● Task goal:
Check each line of the listing below for the string "this", and copy the ones that have it.

Records with drawing code:

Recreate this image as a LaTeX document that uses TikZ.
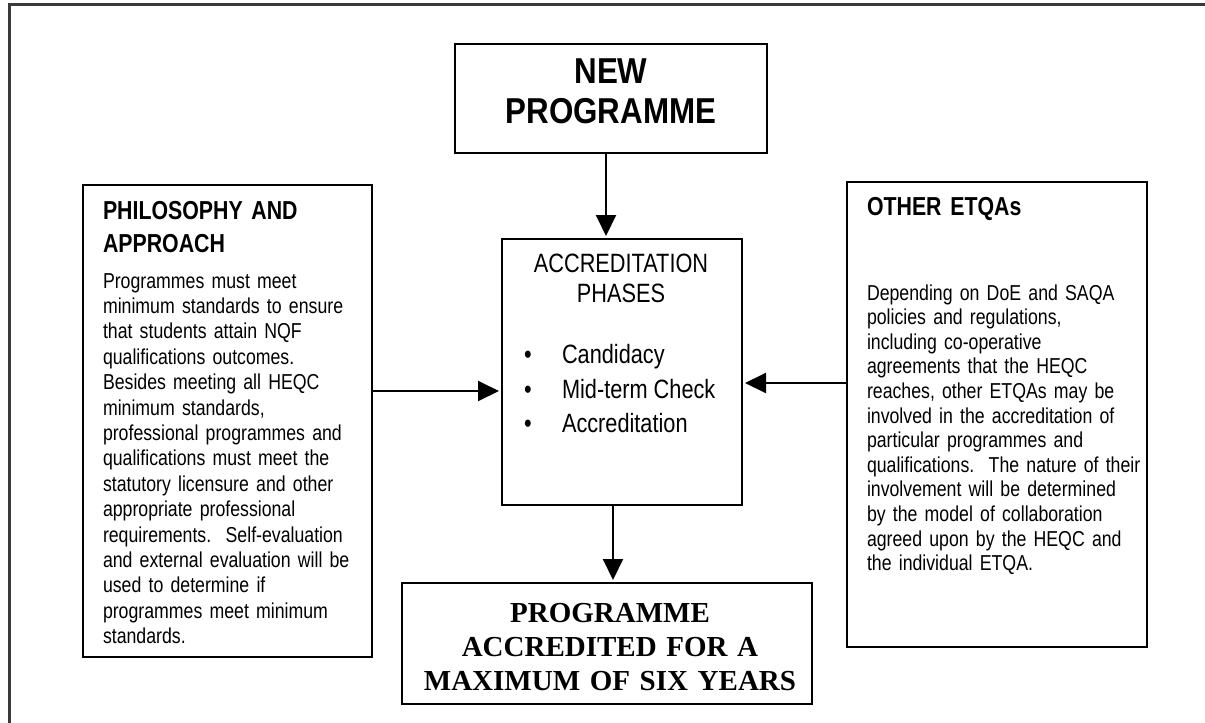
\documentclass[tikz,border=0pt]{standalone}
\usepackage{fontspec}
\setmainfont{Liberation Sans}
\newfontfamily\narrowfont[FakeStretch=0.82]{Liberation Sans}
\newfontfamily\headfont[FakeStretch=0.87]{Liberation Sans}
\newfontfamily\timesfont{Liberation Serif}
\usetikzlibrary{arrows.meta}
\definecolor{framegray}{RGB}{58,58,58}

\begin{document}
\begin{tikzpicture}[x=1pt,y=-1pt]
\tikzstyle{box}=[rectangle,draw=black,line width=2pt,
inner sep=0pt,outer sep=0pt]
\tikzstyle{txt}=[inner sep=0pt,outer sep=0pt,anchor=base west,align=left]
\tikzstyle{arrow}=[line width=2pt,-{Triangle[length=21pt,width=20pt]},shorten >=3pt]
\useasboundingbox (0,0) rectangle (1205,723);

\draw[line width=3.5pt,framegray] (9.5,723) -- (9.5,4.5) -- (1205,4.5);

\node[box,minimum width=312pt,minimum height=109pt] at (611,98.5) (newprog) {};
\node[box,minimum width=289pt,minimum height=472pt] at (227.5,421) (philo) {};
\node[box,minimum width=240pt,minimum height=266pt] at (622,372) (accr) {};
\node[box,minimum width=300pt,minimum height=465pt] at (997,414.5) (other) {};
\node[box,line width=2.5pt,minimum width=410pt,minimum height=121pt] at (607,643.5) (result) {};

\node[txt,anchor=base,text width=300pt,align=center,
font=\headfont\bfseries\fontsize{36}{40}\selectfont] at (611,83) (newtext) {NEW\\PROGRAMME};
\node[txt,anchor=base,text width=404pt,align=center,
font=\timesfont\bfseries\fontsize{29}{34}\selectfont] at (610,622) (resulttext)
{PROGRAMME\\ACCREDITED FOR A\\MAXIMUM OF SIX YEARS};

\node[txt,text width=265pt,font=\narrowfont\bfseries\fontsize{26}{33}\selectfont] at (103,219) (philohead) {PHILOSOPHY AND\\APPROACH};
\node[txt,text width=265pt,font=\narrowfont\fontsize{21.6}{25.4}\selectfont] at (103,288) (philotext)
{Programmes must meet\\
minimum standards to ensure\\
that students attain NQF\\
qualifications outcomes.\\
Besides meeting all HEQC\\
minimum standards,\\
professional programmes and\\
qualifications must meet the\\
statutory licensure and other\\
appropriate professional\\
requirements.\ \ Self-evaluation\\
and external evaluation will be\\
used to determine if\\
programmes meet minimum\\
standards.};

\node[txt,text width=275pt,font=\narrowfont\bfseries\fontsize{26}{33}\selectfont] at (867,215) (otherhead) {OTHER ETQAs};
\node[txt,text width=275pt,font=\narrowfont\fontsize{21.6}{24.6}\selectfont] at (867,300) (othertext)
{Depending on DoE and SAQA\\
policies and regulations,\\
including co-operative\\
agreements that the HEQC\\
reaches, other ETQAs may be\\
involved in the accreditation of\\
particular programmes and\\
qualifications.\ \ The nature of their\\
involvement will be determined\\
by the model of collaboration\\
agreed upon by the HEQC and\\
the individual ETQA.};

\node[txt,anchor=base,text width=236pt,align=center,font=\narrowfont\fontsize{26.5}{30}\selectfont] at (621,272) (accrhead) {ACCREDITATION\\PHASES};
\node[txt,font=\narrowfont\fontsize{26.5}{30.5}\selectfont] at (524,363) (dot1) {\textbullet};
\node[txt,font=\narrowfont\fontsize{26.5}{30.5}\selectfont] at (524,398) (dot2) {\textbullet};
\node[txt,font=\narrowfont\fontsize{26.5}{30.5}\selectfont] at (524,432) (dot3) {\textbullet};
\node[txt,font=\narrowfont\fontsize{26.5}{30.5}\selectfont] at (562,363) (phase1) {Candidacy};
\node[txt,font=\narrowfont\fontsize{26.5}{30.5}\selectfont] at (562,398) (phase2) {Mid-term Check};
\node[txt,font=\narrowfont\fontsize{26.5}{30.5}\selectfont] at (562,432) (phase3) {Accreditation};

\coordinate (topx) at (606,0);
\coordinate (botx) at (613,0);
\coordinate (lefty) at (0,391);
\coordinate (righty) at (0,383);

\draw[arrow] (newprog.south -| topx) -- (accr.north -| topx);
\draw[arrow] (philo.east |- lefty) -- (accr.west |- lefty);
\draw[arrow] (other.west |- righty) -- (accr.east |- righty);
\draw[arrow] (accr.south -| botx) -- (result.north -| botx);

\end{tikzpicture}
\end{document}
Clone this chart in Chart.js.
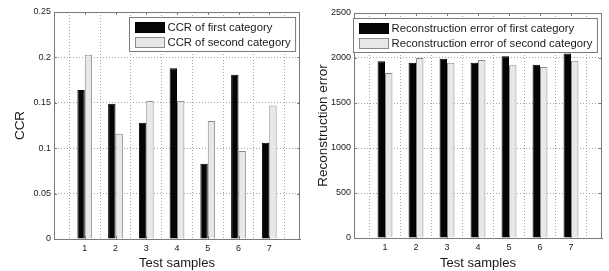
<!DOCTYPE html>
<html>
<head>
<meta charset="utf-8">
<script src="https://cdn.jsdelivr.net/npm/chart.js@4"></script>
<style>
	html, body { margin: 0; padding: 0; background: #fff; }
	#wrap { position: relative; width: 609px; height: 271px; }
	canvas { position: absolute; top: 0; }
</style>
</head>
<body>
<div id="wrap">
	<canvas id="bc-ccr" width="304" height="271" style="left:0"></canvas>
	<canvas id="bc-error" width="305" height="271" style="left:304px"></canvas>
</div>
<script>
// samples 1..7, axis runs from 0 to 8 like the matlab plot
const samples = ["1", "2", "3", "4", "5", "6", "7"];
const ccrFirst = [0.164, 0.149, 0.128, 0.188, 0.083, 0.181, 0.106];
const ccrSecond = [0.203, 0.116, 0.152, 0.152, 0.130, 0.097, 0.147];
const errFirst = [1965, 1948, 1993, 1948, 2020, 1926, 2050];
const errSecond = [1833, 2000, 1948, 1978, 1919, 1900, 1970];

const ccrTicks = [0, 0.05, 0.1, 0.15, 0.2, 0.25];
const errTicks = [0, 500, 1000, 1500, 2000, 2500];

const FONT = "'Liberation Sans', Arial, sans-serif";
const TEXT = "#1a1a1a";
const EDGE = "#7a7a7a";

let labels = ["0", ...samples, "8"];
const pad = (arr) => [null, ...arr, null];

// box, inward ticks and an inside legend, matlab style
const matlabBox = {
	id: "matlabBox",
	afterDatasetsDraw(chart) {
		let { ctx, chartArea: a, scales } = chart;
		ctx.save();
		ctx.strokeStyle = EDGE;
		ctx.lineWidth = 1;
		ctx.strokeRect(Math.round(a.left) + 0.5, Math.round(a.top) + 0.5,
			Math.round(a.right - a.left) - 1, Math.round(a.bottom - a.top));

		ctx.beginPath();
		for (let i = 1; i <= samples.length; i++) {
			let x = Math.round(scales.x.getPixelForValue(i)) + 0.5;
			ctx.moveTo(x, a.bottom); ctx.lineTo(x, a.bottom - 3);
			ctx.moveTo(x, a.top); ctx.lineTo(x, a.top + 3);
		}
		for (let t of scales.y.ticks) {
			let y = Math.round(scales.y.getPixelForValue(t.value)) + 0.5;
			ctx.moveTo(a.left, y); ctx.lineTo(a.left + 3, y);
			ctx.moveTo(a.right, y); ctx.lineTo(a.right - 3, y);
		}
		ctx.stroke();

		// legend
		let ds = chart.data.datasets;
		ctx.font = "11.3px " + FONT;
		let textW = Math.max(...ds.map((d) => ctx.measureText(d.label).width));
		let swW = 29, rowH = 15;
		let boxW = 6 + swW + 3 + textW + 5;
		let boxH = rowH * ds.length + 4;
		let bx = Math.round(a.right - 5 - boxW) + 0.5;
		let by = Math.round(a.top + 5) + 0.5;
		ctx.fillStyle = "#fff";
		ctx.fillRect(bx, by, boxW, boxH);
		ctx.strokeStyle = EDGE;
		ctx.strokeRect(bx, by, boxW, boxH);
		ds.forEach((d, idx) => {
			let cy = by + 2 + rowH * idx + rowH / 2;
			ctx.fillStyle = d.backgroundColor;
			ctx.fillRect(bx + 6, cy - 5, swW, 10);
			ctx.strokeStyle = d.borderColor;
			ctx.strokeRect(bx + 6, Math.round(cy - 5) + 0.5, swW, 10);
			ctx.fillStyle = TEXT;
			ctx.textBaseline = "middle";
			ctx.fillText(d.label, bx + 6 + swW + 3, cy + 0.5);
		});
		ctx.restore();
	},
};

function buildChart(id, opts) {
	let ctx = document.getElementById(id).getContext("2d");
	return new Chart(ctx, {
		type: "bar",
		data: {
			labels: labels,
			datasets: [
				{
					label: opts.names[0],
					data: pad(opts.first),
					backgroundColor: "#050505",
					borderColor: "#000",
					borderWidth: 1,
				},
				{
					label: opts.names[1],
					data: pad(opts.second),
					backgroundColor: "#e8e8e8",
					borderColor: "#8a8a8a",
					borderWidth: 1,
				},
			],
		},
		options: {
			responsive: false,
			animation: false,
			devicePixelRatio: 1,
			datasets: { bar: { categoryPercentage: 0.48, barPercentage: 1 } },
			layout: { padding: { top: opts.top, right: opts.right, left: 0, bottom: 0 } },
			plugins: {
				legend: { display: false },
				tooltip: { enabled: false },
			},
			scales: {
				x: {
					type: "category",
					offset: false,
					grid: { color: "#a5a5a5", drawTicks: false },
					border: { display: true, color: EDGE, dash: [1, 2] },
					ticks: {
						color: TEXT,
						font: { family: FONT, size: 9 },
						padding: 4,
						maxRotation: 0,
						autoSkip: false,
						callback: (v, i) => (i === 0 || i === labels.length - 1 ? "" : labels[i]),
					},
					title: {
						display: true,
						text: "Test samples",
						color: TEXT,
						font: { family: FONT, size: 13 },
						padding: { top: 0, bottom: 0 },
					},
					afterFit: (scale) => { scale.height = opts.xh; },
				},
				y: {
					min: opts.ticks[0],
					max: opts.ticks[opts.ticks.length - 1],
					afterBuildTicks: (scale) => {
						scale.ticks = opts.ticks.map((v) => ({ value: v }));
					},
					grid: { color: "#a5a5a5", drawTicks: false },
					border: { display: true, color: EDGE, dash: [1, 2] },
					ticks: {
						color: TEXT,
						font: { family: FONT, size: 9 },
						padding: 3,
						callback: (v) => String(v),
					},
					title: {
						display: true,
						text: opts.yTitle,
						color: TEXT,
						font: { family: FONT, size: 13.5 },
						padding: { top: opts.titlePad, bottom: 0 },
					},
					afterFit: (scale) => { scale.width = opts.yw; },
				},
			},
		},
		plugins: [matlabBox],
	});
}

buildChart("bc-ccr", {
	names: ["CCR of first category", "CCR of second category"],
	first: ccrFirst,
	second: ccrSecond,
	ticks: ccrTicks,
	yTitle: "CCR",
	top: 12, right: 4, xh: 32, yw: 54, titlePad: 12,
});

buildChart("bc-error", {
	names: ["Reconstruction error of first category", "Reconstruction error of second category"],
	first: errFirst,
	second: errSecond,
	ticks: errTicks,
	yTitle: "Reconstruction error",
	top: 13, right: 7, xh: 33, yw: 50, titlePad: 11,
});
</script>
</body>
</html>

● Output:
Recreate this image as a LaTeX document that uses TikZ.
Clone this chart in Chart.js.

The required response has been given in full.